6. Output File: drift-evaluation.md (example render)

# Drift Evaluation Report

**Overall Fidelity Score:** 3.8 / 5.0
**Drift Risk:** medium
**Usable As-Is:** yes

## What Was Preserved Well
- Core intent (HVT drone paintball simulation) unchanged
- Customer definition intact (players, event organisers)
- Budget uncertainty preserved

## Major Failures
- Confidence inflation: "may reduce setup time" became "will eliminate logistics overhead"
- Unsupported invention: specific vendor names added (2 incidents, severity 3)

## Recommended Actions
- Restore modal language in logistics section
- Remove unsupported vendor claims or flag as speculative

## Dimension Scores
| Dimension | Score |
|---|---|
| Scope fidelity | 4 |
| Constraint fidelity | 4 |
| Evidence grounding | 3 |
| Entity fidelity | 5 |
| Epistemic fidelity | 3 |
| ... | ... |

## Drift Incidents (3 total)
### Incident 1 — Severity 3 (TypeC: Unsupported Invention)
...

7. Open Questions for neoneye

  1. Which final artifact to read? The plan has multiple output files. Should this task read final-report.md, the full HTML report, or a specific intermediate markdown artifact? The HTML is ~700KB; a markdown section file may be more appropriate.

  2. Is this task mandatory or always-optional? Proposal suggests optional (does not block report). Confirm?

  3. Three LLM calls per evaluation. For large plans this is expensive on frontier models.

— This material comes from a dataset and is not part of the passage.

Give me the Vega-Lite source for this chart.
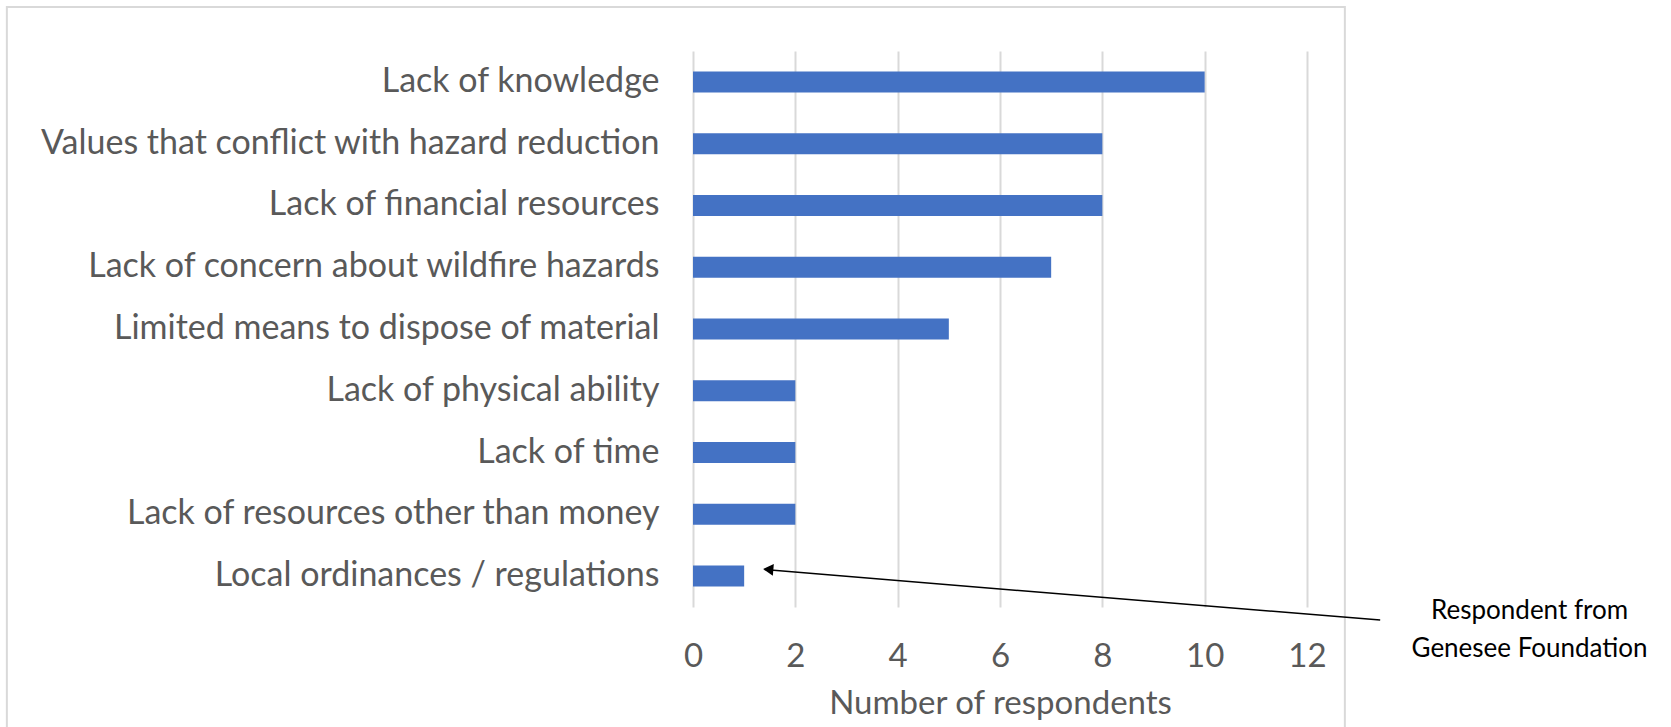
{
  "$schema": "https://vega.github.io/schema/vega-lite/v6.json",
  "width": 614,
  "height": 556,
  "autosize": {"type": "none"},
  "padding": {"left": 693, "top": 51, "right": 364, "bottom": 120},
  "background": "white",
  "config": {"view": {"stroke": null}, "font": "Lato"},
  "data": {
    "values": [
      {"reason": "Lack of knowledge", "count": 10},
      {"reason": "Values that conflict with hazard reduction", "count": 8},
      {"reason": "Lack of financial resources", "count": 8},
      {"reason": "Lack of concern about wildfire hazards", "count": 7},
      {"reason": "Limited means to dispose of material", "count": 5},
      {"reason": "Lack of physical ability", "count": 2},
      {"reason": "Lack of time", "count": 2},
      {"reason": "Lack of resources other than money", "count": 2},
      {"reason": "Local ordinances / regulations", "count": 1}
    ]
  },
  "layer": [
    {
      "data": {"values": [{}]},
      "mark": {"type": "rect", "fill": null, "stroke": "#d9d9d9", "strokeWidth": 2, "clip": false, "yOffset": -64.4, "y2Offset": 164},
      "encoding": {
        "x": {"datum": -13.41, "type": "quantitative"},
        "x2": {"datum": 12.74},
        "y": {"datum": "Lack of knowledge", "type": "nominal", "bandPosition": 0},
        "y2": {"datum": "Local ordinances / regulations", "bandPosition": 0}
      }
    },
    {
      "mark": {"type": "bar", "color": "#4472C4"},
      "encoding": {
        "y": {
          "field": "reason",
          "type": "nominal",
          "sort": null,
          "scale": {
            "domain": [
              "Lack of knowledge",
              "Values that conflict with hazard reduction",
              "Lack of financial resources",
              "Lack of concern about wildfire hazards",
              "Limited means to dispose of material",
              "Lack of physical ability",
              "Lack of time",
              "Lack of resources other than money",
              "Local ordinances / regulations"
            ],
            "paddingInner": 0.66,
            "paddingOuter": 0.33
          },
          "axis": {
            "title": null,
            "domain": false,
            "ticks": false,
            "labelPadding": 34,
            "labelFontSize": 34,
            "labelColor": "#595959",
            "labelLimit": 800
          }
        },
        "x": {
          "field": "count",
          "type": "quantitative",
          "scale": {"domain": [0, 12], "nice": false},
          "axis": {
            "values": [0, 2, 4, 6, 8, 10, 12],
            "title": "Number of respondents",
            "titleFontSize": 33,
            "titleFontWeight": "normal",
            "titleColor": "#595959",
            "titlePadding": 14,
            "domain": false,
            "ticks": false,
            "labelFlush": false,
            "labelPadding": 33,
            "labelFontSize": 33,
            "labelColor": "#595959",
            "grid": true,
            "gridColor": "#d9d9d9",
            "gridWidth": 2
          }
        }
      }
    },
    {
      "data": {"values": [{}]},
      "mark": {"type": "rule", "color": "black", "strokeWidth": 1.5, "clip": false, "yOffset": 44, "y2Offset": -6.5},
      "encoding": {
        "x": {"datum": 13.43, "type": "quantitative"},
        "x2": {"datum": 1.4},
        "y": {"datum": "Local ordinances / regulations", "type": "nominal", "bandPosition": 0.5},
        "y2": {"datum": "Local ordinances / regulations", "bandPosition": 0.5}
      }
    },
    {
      "data": {"values": [{}]},
      "mark": {"type": "point", "shape": "triangle-left", "filled": true, "color": "black", "opacity": 1, "size": 140, "angle": 4.7, "clip": false, "yOffset": -6.6},
      "encoding": {
        "x": {"datum": 1.47, "type": "quantitative"},
        "y": {"datum": "Local ordinances / regulations", "type": "nominal", "bandPosition": 0.5}
      }
    },
    {
      "data": {"values": [{}]},
      "mark": {"type": "text", "color": "black", "fontSize": 26, "align": "center", "baseline": "alphabetic", "lineHeight": 38, "clip": false, "yOffset": 43},
      "encoding": {
        "x": {"datum": 16.35, "type": "quantitative"},
        "y": {"datum": "Local ordinances / regulations", "type": "nominal", "bandPosition": 0.5},
        "text": {"value": ["Respondent from", "Genesee Foundation"]}
      }
    }
  ]
}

Should DriftEvaluationTask use a cheaper model profile regardless of what profile ran the rest of the pipeline?

  4. Scope of the incident list. A 20-section plan could produce 50+ incidents. Should Call 2 be limited to top-N most severe, or exhaustive?

  5. list[DriftIncident] as structured output. This is an unbounded list. For local models this may hit token limits. Should the schema cap at e.g. max_items=20?


8. What This Proposal Does NOT Include

  • No production code
  • No changes to existing tasks
  • No changes to run_plan_pipeline.py beyond the new task class
  • No changes to report rendering
  • No API endpoint changes
  • No frontend changes

Full implementation will be a separate PR after this proposal is approved.